スペインの強大な海軍力を相手に、弱小国イングランドが勝てる見込みは非常に小さなものでした。艦船の数も全く違います。イングランドにとってはおそらく史上最大の危機でした。そして、もし敗れるようなことになれば、スペインにとっては「異端宗教」のトップであるエリザベス1世は処刑されても不思議ではなかったのです。
奇襲「火船攻撃」
しかしこの海戦で勝利を収めたのはイングランドでした。艦隊の副司令官に引き立てられたドレークらによる奇襲が功を奏したのです。カレー沖の海上でスペイン軍とにらみ合ったイングランド軍は、深夜、強風が吹く中、風下に位置するスペイン軍に向けて火をつけた大型船8隻を放ったのです。
巨大な火船に急襲され、スペイン軍は大混乱に陥りました。そこにイングランド軍の砲撃も加わり、世界に名高い無敵艦隊は多数の犠牲を出しながら敗走するしかありませんでした。

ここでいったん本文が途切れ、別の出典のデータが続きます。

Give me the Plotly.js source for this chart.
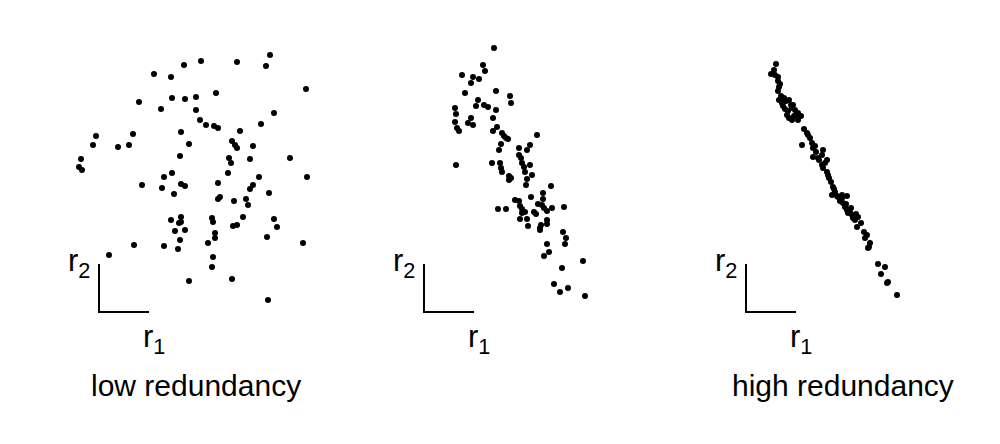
<!DOCTYPE html>
<html>
<head>
<meta charset="utf-8">
<script src="https://cdn.plot.ly/plotly-3.0.1.min.js"></script>
<style>html,body{margin:0;padding:0;background:#fff;}#chart{width:1000px;height:444px;}</style>
</head>
<body>
<div id="chart"></div>
<script>
// Panel titles and axis labels
const panelTitles = ["low redundancy", "", "high redundancy"];
const axisLabel1 = "r<sub>1</sub>";
const axisLabel2 = "r<sub>2</sub>";

// Panel 1: low redundancy (responses r1, r2 in arbitrary units)
const lowR1 = [85,55,72,40,73,86,62,-3,-6,34,19,30,82,90,81,-18,-20,-17,65,73,102,138,171,167,207,97,117,97,101,107,115,119,175,162,141,133,136,138,154,130,132,151,191,129,160,208,43,63,82,86,75,72,82,80,82,76,86,81,35,65,79,10,90,119,154,151,170,119,121,135,147,149,113,114,144,134,138,175,178,116,116,109,168,204,114,113,133,169];
const lowR2 = [247,238,235,210,214,213,203,176,167,178,165,167,180,168,156,153,145,142,135,139,251,250,257,246,223,215,219,202,192,187,186,184,199,188,181,171,167,164,166,154,149,153,154,139,135,135,127,124,128,126,118,92,95,89,90,81,82,72,67,66,63,57,31,129,127,123,119,113,115,111,113,107,94,90,95,86,87,93,85,79,74,69,75,69,55,45,33,12];

// Panel 2: intermediate redundancy
const midR1 = [70,59,61,38,49,47,55,72,41,86,87,54,52,60,64,72,31,32,47,44,49,69,31,33,35,73,69,78,80,82,84,77,75,95,95,97,98,100,32,68,76,77,113,106,103,106,78,85,87,85,91,95,96,98,98,74,82,96,101,108,103,102,127,119,119,107,114,118,120,123,128,140,110,112,101,103,123,123,104,117,116,116,139,142,141,123,125,120,159,138,130,144,136,161];
const midR2 = [264,247,241,237,235,229,233,221,219,216,209,212,206,207,205,202,204,198,194,189,187,194,190,184,181,185,181,179,176,174,173,168,162,164,157,154,149,145,147,149,149,144,177,167,162,147,140,136,134,132,112,111,106,103,99,103,103,93,140,137,133,127,126,119,113,115,108,107,104,101,104,105,100,98,100,93,92,88,86,87,84,82,80,74,68,68,60,56,51,44,28,24,20,16];

// Panel 3: high redundancy
const highR1 = [30,25,29,32,32,34,33,32,33,36,40,43,45,39,42,41,46,49,52,43,46,52,55,37,48,58,61,56,64,66,67,77,67,72,76,70,76,77,79,81,81,82,83,87,89,86,91,96,101,92,96,97,99,101,102,104,106,107,112,109,111,121,119,124,123,122,132,139,135,141,142,151,35,38,50,62,69,73,85,88,94,100,105,110,115,118,28,47];
const highR2 = [248,238,237,235,231,228,225,221,212,209,211,212,207,203,201,197,204,202,199,194,192,192,196,206,196,183,179,167,174,169,164,162,155,154,157,160,147,144,149,152,140,137,134,125,120,117,116,117,116,115,114,109,105,102,99,100,97,94,95,92,85,77,74,69,65,64,48,45,38,29,30,17,216,214,197,177,166,152,130,123,111,108,104,98,89,80,242,207];

const panels = [
  {r1: lowR1, r2: lowR2, xa: "x", origin: 99},
  {r1: midR1, r2: midR2, xa: "x2", origin: 424},
  {r1: highR1, r2: highR2, xa: "x3", origin: 746}
];

const FONT = "Liberation Sans, Arial, Helvetica, sans-serif";
const traces = panels.map(p => ({
  type: "scatter", mode: "markers",
  x: p.r1, y: p.r2, xaxis: p.xa, yaxis: "y",
  marker: {color: "#000", size: 6, line: {width: 0}},
  hoverinfo: "skip"
}));

const hidden = {visible: false, showgrid: false, zeroline: false, fixedrange: true};
const layout = {
  width: 1000, height: 444,
  margin: {l: 0, r: 0, t: 0, b: 0},
  paper_bgcolor: "#fff", plot_bgcolor: "rgba(0,0,0,0)",
  showlegend: false, hovermode: false,
  font: {family: FONT, color: "#000"},
  xaxis: Object.assign({domain: [0, 1], range: [-panels[0].origin, 1000 - panels[0].origin], anchor: "y"}, hidden),
  xaxis2: Object.assign({domain: [0, 1], range: [-panels[1].origin, 1000 - panels[1].origin], anchor: "y", overlaying: "x"}, hidden),
  xaxis3: Object.assign({domain: [0, 1], range: [-panels[2].origin, 1000 - panels[2].origin], anchor: "y", overlaying: "x"}, hidden),
  yaxis: Object.assign({domain: [0, 1], range: [-132, 312]}, hidden),
  shapes: [],
  annotations: []
};

panels.forEach((p, i) => {
  const ln = {type: "line", xref: p.xa, yref: "y", line: {color: "#000", width: 2}};
  layout.shapes.push(Object.assign({x0: 0, y0: 0, x1: 0, y1: 48}, ln));
  layout.shapes.push(Object.assign({x0: -1, y0: 0, x1: 50, y1: 0}, ln));
  layout.annotations.push({xref: p.xa, yref: "y", x: -7, y: 49, text: axisLabel2, showarrow: false,
    xanchor: "right", yanchor: "middle", font: {size: 31, family: FONT, color: "#000"}});
  layout.annotations.push({xref: p.xa, yref: "y", x: 55, y: -27, text: axisLabel1, showarrow: false,
    xanchor: "center", yanchor: "middle", font: {size: 31, family: FONT, color: "#000"}});
  if (panelTitles[i]) {
    layout.annotations.push({xref: p.xa, yref: "y", x: 97, y: -73, text: panelTitles[i], showarrow: false,
      xanchor: "center", yanchor: "middle", font: {size: 30, family: FONT, color: "#000"}});
  }
});

Plotly.newPlot("chart", traces, layout, {staticPlot: true, displayModeBar: false});
</script>
</body>
</html>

辺境の二流国が、超大国に勝利したこの結果は、ヨーロッパ中に衝撃を与えました。その後もイングランドとスペインの戦いは続きましたが、スペインの国勢はこのころから徐々に低下していくのでした。
そして肝心のイングランドでは、エリザベス1世の治世が45年も続き、その間、1600年に東インド会社を設立し、海外発展のきっかけを作るなど、後の飛躍の基礎を形作ったのでした。
通貨改鋳が原因で毛織物輸出に大ブレーキ
さて、テューダー朝は、エリザベス1世が亡くなり、スコットランド王ジェームズ6世が、ジェームズ1世としてイングランド王になる1603年まで続きました。テューダー朝118年の間、イングランドの経済は、実はあまり進展しませんでした。もちろんエリザベス1世の時代においても同様です。
中世のイングランドの主要産業は、羊毛の輸出でした。それが15世紀初頭から中葉にかけると、未完成の毛織物の輸出がメインになります。経済学的にいえば、第一次産品の輸出国から中間財の輸出国へと変貌していたわけです。